The complaint’s two central figures once worked in Cupertino. Tang Tan, now OpenAI’s chief hardware officer, spent 24 years at Apple, most recently as vice president of product design for iPhone and Apple Watch. Chang Liu, a former senior systems electrical engineer, spent 8 years there before leaving for OpenAI in January 2026 without returning his company laptop. Apple says Liu ignored requests to schedule an exit interview and used the retained machine to download dozens of confidential hardware files, including engineering presentations and specs for unreleased products. He also accessed a former colleague’s work computer after his departure, the filing alleges.

Tan’s role, as Apple tells it, was structural. The complaint says he used confidential Apple project code names during OpenAI’s recruiting process, directed candidates still employed by Apple to bring physical components to interviews for “show and tell sessions,” and coached departing employees on how to evade Apple’s exit-security procedures. The scheme, Apple’s lawyers write, operated “at every level, from members of its Technical Staff to its Chief Hardware Officer, and in coordination with business partners.”

That last clause matters. Apple alleges OpenAI asked outside hardware manufacturers to execute a proprietary metal-finishing technique it invented, “misleading the partner to believe they had Apple’s permission to do so.” Apple wrote to OpenAI in February 2026 raising the concern. It received no reply.

OpenAI spokesman Drew Pusateri said the company “has no interest in other companies’ trade secrets” and is “focused on building innovative technology that empowers people everywhere.”

The subtext is a consumer device. OpenAI paid $6.4 billion to acquire IO Products from Jony Ive, and the hardware ambitions have been an open secret since.

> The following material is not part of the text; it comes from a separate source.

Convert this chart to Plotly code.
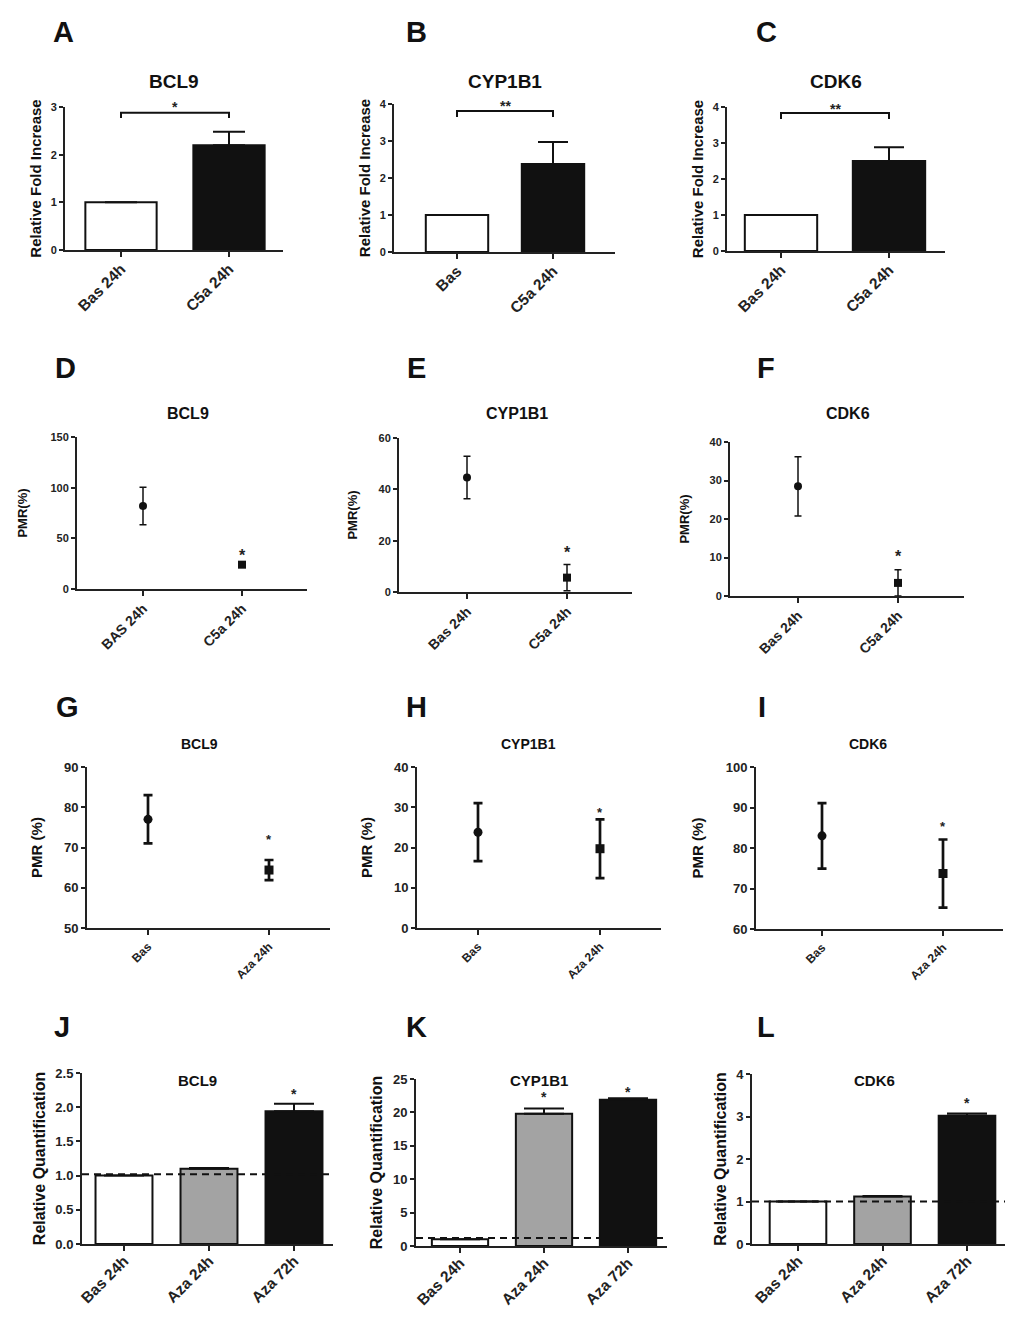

The commercial backdrop is already frosty: Apple integrated ChatGPT into its operating system in 2024, then announced in January 2026 that its revised Siri would run on Google’s Gemini instead. In May, Bloomberg reported OpenAI had considered suing Apple for breach of contract over insufficient promotion of ChatGPT across Apple devices.

The 2024 partnership, in other words, was already a marriage of convenience. Friday’s filing turns it into discovery.